Eso, unido a las agresiones que siguen viviendo las personas LGTBI: solo en 2017, los colectivos recogieron 623 incidentes de odio, más de 50 al día. La propia Victoria sufrió uno justo en enero de ese mismo año, cuando estando en una discoteca de Puente de Vallecas (Madrid) un hombre la insultó, la golpeó y la pateó. Tras ello, permaneció ingresada unas horas en el Hospital Infanta Leonor y denunció ante la Policía acompañada del colectivo Arcópoli, algo que la mayoría de víctimas siguen sin hacer. Por eso, las asociaciones consideran que las cifras son “la punta del iceberg” de la homofobia y la transfobia.
Ante este escenario, la reforma de la ley de 2007 relativa a la modificación de nombre y sexo es una pieza más de un puzzle que aún está pendiente, pues el Congreso tramitaba un paquete de medidas que volverá a la cámara: la ley integral LGTBI –que llevan en su programa el PSOE, Unidas Podemos y Ciudadanos– y la ley trans que propone la formación morada. “Yo lo veo cuesta arriba, la verdad. Creo que no hay interés en esto. Los políticos y los partidos hablan de inclusión y diversidad... pero a la hora de la verdad no somos una prioridad”, explica Victoria al tiempo que recuerda la total ausencia del tema LGTBI en el debate electoral del pasado lunes.
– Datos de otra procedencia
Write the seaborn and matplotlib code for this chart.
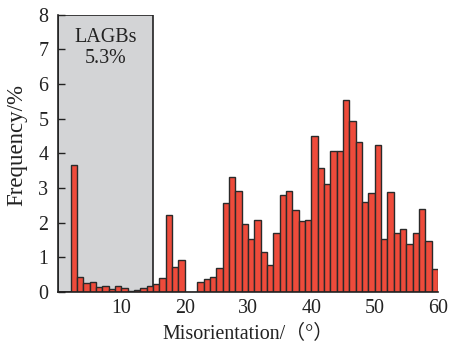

Estas normas aún pendientes incluyen medidas en distintos ámbitos –laboral, sanitario, educativo...– y pretenden homogeneizar los derechos LGTBI en todo el territorio. A día de hoy, muchos de ellos dependen de la comunidad autónoma en la que resida cada persona y de si ésta ha aprobado leyes propias, por ejemplo, la prohibición de las terapias que prometen 'cambiar' la orientación sexual o la identidad de género, algo que solo se prohíbe expresamente en cuatro autonomías. “Al final casi que acabas acostumbrándote a la discriminación, pero tenemos derecho a mucho más. Tenemos derecho a la vida”, zanja Victoria.